▶ _DATA SECTION_:
──────────────────────────────
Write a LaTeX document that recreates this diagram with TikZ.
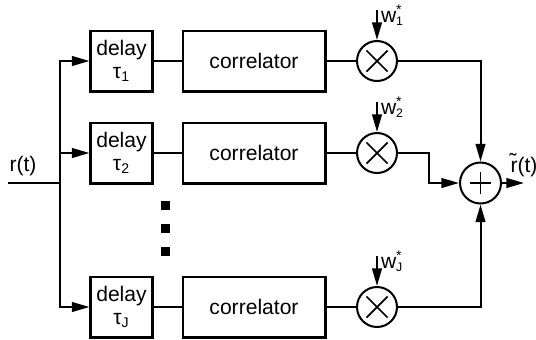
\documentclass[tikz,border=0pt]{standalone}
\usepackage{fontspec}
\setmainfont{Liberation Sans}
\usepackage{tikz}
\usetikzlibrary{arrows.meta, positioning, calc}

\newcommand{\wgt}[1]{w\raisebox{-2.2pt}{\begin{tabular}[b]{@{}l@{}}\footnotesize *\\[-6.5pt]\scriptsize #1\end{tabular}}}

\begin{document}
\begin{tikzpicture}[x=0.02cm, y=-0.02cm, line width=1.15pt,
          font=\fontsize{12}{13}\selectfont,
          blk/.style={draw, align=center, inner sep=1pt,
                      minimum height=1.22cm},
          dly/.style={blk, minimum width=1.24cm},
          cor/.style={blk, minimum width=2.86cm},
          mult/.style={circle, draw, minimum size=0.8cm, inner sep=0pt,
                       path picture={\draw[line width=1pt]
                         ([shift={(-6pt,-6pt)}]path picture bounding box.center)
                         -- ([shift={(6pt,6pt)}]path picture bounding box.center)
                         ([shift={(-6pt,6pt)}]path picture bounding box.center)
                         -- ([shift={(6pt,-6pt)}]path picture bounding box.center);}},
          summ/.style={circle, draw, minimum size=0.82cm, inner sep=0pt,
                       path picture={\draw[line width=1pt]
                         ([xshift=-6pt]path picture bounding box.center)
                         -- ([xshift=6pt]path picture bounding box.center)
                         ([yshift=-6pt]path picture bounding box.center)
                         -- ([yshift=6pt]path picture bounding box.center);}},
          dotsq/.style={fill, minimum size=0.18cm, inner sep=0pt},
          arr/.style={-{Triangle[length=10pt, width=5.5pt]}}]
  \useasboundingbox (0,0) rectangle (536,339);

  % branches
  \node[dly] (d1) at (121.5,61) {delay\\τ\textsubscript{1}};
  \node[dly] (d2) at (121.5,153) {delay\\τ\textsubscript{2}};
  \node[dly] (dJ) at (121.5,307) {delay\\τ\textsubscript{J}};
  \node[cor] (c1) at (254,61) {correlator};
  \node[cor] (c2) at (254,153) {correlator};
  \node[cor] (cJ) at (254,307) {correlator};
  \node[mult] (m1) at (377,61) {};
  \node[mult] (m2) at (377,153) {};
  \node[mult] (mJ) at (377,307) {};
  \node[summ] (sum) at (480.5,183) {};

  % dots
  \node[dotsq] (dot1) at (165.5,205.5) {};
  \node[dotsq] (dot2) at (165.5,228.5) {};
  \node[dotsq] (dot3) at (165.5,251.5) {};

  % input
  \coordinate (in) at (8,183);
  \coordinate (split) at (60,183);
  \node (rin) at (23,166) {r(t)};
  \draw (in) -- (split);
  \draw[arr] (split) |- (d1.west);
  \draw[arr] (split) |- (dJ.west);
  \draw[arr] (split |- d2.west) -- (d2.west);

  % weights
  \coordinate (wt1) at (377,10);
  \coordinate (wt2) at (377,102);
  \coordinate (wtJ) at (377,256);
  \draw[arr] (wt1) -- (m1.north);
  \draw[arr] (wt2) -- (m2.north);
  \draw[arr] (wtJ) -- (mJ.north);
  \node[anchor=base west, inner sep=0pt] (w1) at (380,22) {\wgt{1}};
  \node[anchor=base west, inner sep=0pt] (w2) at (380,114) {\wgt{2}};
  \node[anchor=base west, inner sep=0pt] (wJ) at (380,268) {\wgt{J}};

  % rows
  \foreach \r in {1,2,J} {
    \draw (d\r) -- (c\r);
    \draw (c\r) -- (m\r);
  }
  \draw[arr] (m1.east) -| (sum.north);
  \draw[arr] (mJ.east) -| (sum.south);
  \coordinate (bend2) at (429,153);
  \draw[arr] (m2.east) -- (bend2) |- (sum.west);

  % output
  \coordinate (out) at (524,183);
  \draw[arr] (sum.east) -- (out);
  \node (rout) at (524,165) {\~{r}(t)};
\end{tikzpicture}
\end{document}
──────────────────────────────
Every line from the top of the material above through the line with "(sum) at (480.5,183)" should be duplicated exactly, please; leave out the pictures.

Write a LaTeX document that recreates this diagram with TikZ.
\documentclass[tikz,border=0pt]{standalone}
\usepackage{fontspec}
\setmainfont{Liberation Sans}
\usepackage{tikz}
\usetikzlibrary{arrows.meta, positioning, calc}

\newcommand{\wgt}[1]{w\raisebox{-2.2pt}{\begin{tabular}[b]{@{}l@{}}\footnotesize *\\[-6.5pt]\scriptsize #1\end{tabular}}}

\begin{document}
\begin{tikzpicture}[x=0.02cm, y=-0.02cm, line width=1.15pt,
          font=\fontsize{12}{13}\selectfont,
          blk/.style={draw, align=center, inner sep=1pt,
                      minimum height=1.22cm},
          dly/.style={blk, minimum width=1.24cm},
          cor/.style={blk, minimum width=2.86cm},
          mult/.style={circle, draw, minimum size=0.8cm, inner sep=0pt,
                       path picture={\draw[line width=1pt]
                         ([shift={(-6pt,-6pt)}]path picture bounding box.center)
                         -- ([shift={(6pt,6pt)}]path picture bounding box.center)
                         ([shift={(-6pt,6pt)}]path picture bounding box.center)
                         -- ([shift={(6pt,-6pt)}]path picture bounding box.center);}},
          summ/.style={circle, draw, minimum size=0.82cm, inner sep=0pt,
                       path picture={\draw[line width=1pt]
                         ([xshift=-6pt]path picture bounding box.center)
                         -- ([xshift=6pt]path picture bounding box.center)
                         ([yshift=-6pt]path picture bounding box.center)
                         -- ([yshift=6pt]path picture bounding box.center);}},
          dotsq/.style={fill, minimum size=0.18cm, inner sep=0pt},
          arr/.style={-{Triangle[length=10pt, width=5.5pt]}}]
  \useasboundingbox (0,0) rectangle (536,339);

  % branches
  \node[dly] (d1) at (121.5,61) {delay\\τ\textsubscript{1}};
  \node[dly] (d2) at (121.5,153) {delay\\τ\textsubscript{2}};
  \node[dly] (dJ) at (121.5,307) {delay\\τ\textsubscript{J}};
  \node[cor] (c1) at (254,61) {correlator};
  \node[cor] (c2) at (254,153) {correlator};
  \node[cor] (cJ) at (254,307) {correlator};
  \node[mult] (m1) at (377,61) {};
  \node[mult] (m2) at (377,153) {};
  \node[mult] (mJ) at (377,307) {};
  \node[summ] (sum) at (480.5,183) {};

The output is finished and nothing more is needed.